### Exercise
Write the records below out in full, character for character, with no pictures.

### Material provided

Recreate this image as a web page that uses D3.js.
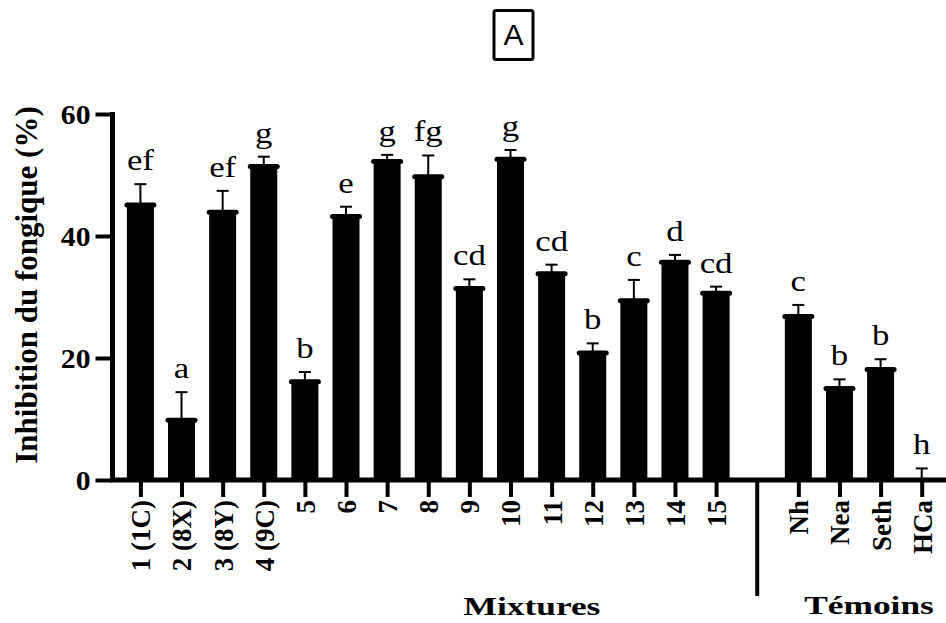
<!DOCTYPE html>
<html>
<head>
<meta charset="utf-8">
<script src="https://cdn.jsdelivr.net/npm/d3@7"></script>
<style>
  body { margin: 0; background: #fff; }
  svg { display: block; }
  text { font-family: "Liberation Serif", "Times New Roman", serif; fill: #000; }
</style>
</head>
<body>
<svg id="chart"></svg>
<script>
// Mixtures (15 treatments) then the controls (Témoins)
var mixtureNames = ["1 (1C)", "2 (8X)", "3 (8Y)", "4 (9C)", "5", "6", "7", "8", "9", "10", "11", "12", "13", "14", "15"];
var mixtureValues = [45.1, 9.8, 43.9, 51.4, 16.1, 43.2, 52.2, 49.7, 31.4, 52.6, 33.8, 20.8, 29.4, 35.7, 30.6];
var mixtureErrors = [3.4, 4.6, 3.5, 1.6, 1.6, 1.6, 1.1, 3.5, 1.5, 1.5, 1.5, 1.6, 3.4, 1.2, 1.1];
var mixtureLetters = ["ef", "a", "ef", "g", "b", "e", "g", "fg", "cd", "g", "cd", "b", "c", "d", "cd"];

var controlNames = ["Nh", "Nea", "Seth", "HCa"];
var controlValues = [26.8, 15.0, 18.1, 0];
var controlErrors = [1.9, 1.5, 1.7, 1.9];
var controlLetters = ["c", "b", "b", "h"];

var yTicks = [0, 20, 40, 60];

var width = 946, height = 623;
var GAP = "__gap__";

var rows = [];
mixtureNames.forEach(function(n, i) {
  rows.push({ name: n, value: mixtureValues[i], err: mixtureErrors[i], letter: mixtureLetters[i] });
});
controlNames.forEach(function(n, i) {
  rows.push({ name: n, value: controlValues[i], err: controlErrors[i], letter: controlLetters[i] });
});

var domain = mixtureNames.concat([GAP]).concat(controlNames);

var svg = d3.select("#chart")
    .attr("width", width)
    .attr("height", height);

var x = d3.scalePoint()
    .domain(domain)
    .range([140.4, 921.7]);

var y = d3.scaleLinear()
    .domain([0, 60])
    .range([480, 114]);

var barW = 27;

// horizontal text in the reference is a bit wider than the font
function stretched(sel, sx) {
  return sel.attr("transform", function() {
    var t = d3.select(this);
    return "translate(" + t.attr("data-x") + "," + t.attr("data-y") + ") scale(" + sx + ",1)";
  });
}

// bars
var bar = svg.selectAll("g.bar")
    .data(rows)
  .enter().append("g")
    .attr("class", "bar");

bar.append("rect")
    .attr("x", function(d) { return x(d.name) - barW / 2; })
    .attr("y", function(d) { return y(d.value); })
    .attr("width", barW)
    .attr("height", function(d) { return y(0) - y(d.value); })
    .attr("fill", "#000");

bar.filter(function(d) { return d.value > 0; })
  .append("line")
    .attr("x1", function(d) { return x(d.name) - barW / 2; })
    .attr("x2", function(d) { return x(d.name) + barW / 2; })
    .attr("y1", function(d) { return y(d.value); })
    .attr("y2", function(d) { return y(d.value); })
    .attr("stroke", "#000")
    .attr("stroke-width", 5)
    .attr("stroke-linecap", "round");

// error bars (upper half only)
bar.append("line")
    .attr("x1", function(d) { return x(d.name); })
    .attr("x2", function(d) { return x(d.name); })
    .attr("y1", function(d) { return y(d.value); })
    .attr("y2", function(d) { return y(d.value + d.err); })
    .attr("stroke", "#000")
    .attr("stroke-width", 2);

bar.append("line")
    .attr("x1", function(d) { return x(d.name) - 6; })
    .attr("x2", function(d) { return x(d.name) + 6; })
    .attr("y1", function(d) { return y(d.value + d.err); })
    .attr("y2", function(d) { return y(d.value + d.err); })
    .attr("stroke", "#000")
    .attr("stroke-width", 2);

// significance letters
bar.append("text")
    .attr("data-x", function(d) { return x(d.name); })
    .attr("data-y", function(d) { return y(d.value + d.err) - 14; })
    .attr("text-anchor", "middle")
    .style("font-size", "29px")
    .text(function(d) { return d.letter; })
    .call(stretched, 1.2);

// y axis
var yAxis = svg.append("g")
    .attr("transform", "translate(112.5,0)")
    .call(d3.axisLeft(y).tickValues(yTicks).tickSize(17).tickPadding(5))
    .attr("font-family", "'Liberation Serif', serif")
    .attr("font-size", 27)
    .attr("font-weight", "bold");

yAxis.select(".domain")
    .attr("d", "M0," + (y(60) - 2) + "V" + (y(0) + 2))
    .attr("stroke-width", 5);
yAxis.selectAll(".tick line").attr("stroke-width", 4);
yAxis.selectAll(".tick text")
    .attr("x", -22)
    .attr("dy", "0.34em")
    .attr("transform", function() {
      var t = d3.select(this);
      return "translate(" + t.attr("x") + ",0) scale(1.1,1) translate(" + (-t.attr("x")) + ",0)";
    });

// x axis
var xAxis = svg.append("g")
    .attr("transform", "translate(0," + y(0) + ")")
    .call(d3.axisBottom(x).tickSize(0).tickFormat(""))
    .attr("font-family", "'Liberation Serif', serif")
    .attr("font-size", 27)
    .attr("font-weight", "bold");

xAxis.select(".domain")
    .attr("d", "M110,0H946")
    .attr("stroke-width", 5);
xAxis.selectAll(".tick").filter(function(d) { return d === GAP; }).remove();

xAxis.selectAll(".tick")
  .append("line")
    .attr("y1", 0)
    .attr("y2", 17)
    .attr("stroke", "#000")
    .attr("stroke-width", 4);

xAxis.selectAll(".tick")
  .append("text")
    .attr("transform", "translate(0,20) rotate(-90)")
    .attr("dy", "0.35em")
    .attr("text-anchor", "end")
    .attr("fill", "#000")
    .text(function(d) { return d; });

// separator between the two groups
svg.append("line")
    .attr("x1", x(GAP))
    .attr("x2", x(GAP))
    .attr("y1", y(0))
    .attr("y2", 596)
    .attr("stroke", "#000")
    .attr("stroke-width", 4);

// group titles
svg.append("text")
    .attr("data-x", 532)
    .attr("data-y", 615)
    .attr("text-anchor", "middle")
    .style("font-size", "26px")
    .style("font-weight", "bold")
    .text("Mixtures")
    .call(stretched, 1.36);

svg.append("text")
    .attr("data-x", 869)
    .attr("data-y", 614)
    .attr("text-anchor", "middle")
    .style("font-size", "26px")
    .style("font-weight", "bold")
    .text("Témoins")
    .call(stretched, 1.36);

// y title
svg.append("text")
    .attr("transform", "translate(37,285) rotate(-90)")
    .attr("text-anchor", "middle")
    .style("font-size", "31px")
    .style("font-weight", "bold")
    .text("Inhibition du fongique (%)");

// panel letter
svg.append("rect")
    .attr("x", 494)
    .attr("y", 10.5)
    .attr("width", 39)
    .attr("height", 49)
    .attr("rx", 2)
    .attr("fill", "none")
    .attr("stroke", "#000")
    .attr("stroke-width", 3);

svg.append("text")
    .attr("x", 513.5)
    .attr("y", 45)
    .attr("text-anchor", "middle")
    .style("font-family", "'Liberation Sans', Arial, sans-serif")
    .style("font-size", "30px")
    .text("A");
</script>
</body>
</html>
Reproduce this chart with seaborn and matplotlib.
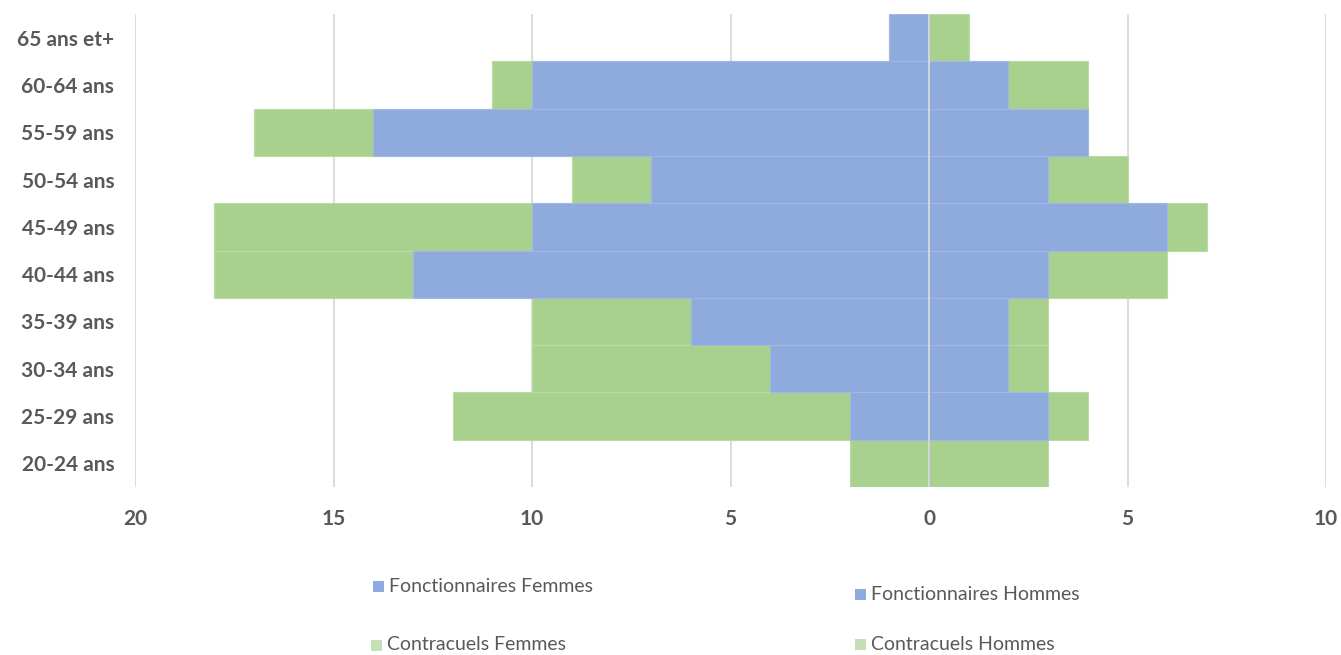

### Complete answer
Recreate this image as a web page that uses D3.js.
<!DOCTYPE html>
<html>
<head>
<meta charset="utf-8">
<script src="https://cdn.jsdelivr.net/npm/d3@7"></script>
<style>
  body { margin: 0; background: #fff; }
  svg { display: block; }
  text { font-family: "Liberation Serif", "Times New Roman", serif; fill: #000; }
</style>
</head>
<body>
<svg id="chart"></svg>
<script>
// Mixtures (15 treatments) then the controls (Témoins)
var mixtureNames = ["1 (1C)", "2 (8X)", "3 (8Y)", "4 (9C)", "5", "6", "7", "8", "9", "10", "11", "12", "13", "14", "15"];
var mixtureValues = [45.1, 9.8, 43.9, 51.4, 16.1, 43.2, 52.2, 49.7, 31.4, 52.6, 33.8, 20.8, 29.4, 35.7, 30.6];
var mixtureErrors = [3.4, 4.6, 3.5, 1.6, 1.6, 1.6, 1.1, 3.5, 1.5, 1.5, 1.5, 1.6, 3.4, 1.2, 1.1];
var mixtureLetters = ["ef", "a", "ef", "g", "b", "e", "g", "fg", "cd", "g", "cd", "b", "c", "d", "cd"];

var controlNames = ["Nh", "Nea", "Seth", "HCa"];
var controlValues = [26.8, 15.0, 18.1, 0];
var controlErrors = [1.9, 1.5, 1.7, 1.9];
var controlLetters = ["c", "b", "b", "h"];

var yTicks = [0, 20, 40, 60];

var width = 946, height = 623;
var GAP = "__gap__";

var rows = [];
mixtureNames.forEach(function(n, i) {
  rows.push({ name: n, value: mixtureValues[i], err: mixtureErrors[i], letter: mixtureLetters[i] });
});
controlNames.forEach(function(n, i) {
  rows.push({ name: n, value: controlValues[i], err: controlErrors[i], letter: controlLetters[i] });
});

var domain = mixtureNames.concat([GAP]).concat(controlNames);

var svg = d3.select("#chart")
    .attr("width", width)
    .attr("height", height);

var x = d3.scalePoint()
    .domain(domain)
    .range([140.4, 921.7]);

var y = d3.scaleLinear()
    .domain([0, 60])
    .range([480, 114]);

var barW = 27;

// horizontal text in the reference is a bit wider than the font
function stretched(sel, sx) {
  return sel.attr("transform", function() {
    var t = d3.select(this);
    return "translate(" + t.attr("data-x") + "," + t.attr("data-y") + ") scale(" + sx + ",1)";
  });
}

// bars
var bar = svg.selectAll("g.bar")
    .data(rows)
  .enter().append("g")
    .attr("class", "bar");

bar.append("rect")
    .attr("x", function(d) { return x(d.name) - barW / 2; })
    .attr("y", function(d) { return y(d.value); })
    .attr("width", barW)
    .attr("height", function(d) { return y(0) - y(d.value); })
    .attr("fill", "#000");

bar.filter(function(d) { return d.value > 0; })
  .append("line")
    .attr("x1", function(d) { return x(d.name) - barW / 2; })
    .attr("x2", function(d) { return x(d.name) + barW / 2; })
    .attr("y1", function(d) { return y(d.value); })
    .attr("y2", function(d) { return y(d.value); })
    .attr("stroke", "#000")
    .attr("stroke-width", 5)
    .attr("stroke-linecap", "round");

// error bars (upper half only)
bar.append("line")
    .attr("x1", function(d) { return x(d.name); })
    .attr("x2", function(d) { return x(d.name); })
    .attr("y1", function(d) { return y(d.value); })
    .attr("y2", function(d) { return y(d.value + d.err); })
    .attr("stroke", "#000")
    .attr("stroke-width", 2);

bar.append("line")
    .attr("x1", function(d) { return x(d.name) - 6; })
    .attr("x2", function(d) { return x(d.name) + 6; })
    .attr("y1", function(d) { return y(d.value + d.err); })
    .attr("y2", function(d) { return y(d.value + d.err); })
    .attr("stroke", "#000")
    .attr("stroke-width", 2);

// significance letters
bar.append("text")
    .attr("data-x", function(d) { return x(d.name); })
    .attr("data-y", function(d) { return y(d.value + d.err) - 14; })
    .attr("text-anchor", "middle")
    .style("font-size", "29px")
    .text(function(d) { return d.letter; })
    .call(stretched, 1.2);

// y axis
var yAxis = svg.append("g")
    .attr("transform", "translate(112.5,0)")
    .call(d3.axisLeft(y).tickValues(yTicks).tickSize(17).tickPadding(5))
    .attr("font-family", "'Liberation Serif', serif")
    .attr("font-size", 27)
    .attr("font-weight", "bold");

yAxis.select(".domain")
    .attr("d", "M0," + (y(60) - 2) + "V" + (y(0) + 2))
    .attr("stroke-width", 5);
yAxis.selectAll(".tick line").attr("stroke-width", 4);
yAxis.selectAll(".tick text")
    .attr("x", -22)
    .attr("dy", "0.34em")
    .attr("transform", function() {
      var t = d3.select(this);
      return "translate(" + t.attr("x") + ",0) scale(1.1,1) translate(" + (-t.attr("x")) + ",0)";
    });

// x axis
var xAxis = svg.append("g")
    .attr("transform", "translate(0," + y(0) + ")")
    .call(d3.axisBottom(x).tickSize(0).tickFormat(""))
    .attr("font-family", "'Liberation Serif', serif")
    .attr("font-size", 27)
    .attr("font-weight", "bold");

xAxis.select(".domain")
    .attr("d", "M110,0H946")
    .attr("stroke-width", 5);
xAxis.selectAll(".tick").filter(function(d) { return d === GAP; }).remove();

xAxis.selectAll(".tick")
  .append("line")
    .attr("y1", 0)
    .attr("y2", 17)
    .attr("stroke", "#000")
    .attr("stroke-width", 4);

xAxis.selectAll(".tick")
  .append("text")
    .attr("transform", "translate(0,20) rotate(-90)")
    .attr("dy", "0.35em")
    .attr("text-anchor", "end")
    .attr("fill", "#000")
    .text(function(d) { return d; });

// separator between the two groups
svg.append("line")
    .attr("x1", x(GAP))
    .attr("x2", x(GAP))
    .attr("y1", y(0))
    .attr("y2", 596)
    .attr("stroke", "#000")
    .attr("stroke-width", 4);

// group titles
svg.append("text")
    .attr("data-x", 532)
    .attr("data-y", 615)
    .attr("text-anchor", "middle")
    .style("font-size", "26px")
    .style("font-weight", "bold")
    .text("Mixtures")
    .call(stretched, 1.36);

svg.append("text")
    .attr("data-x", 869)
    .attr("data-y", 614)
    .attr("text-anchor", "middle")
    .style("font-size", "26px")
    .style("font-weight", "bold")
    .text("Témoins")
    .call(stretched, 1.36);

// y title
svg.append("text")
    .attr("transform", "translate(37,285) rotate(-90)")
    .attr("text-anchor", "middle")
    .style("font-size", "31px")
    .style("font-weight", "bold")
    .text("Inhibition du fongique (%)");

// panel letter
svg.append("rect")
    .attr("x", 494)
    .attr("y", 10.5)
    .attr("width", 39)
    .attr("height", 49)
    .attr("rx", 2)
    .attr("fill", "none")
    .attr("stroke", "#000")
    .attr("stroke-width", 3);

svg.append("text")
    .attr("x", 513.5)
    .attr("y", 45)
    .attr("text-anchor", "middle")
    .style("font-family", "'Liberation Sans', Arial, sans-serif")
    .style("font-size", "30px")
    .text("A");
</script>
</body>
</html>
Reproduce this chart with seaborn and matplotlib.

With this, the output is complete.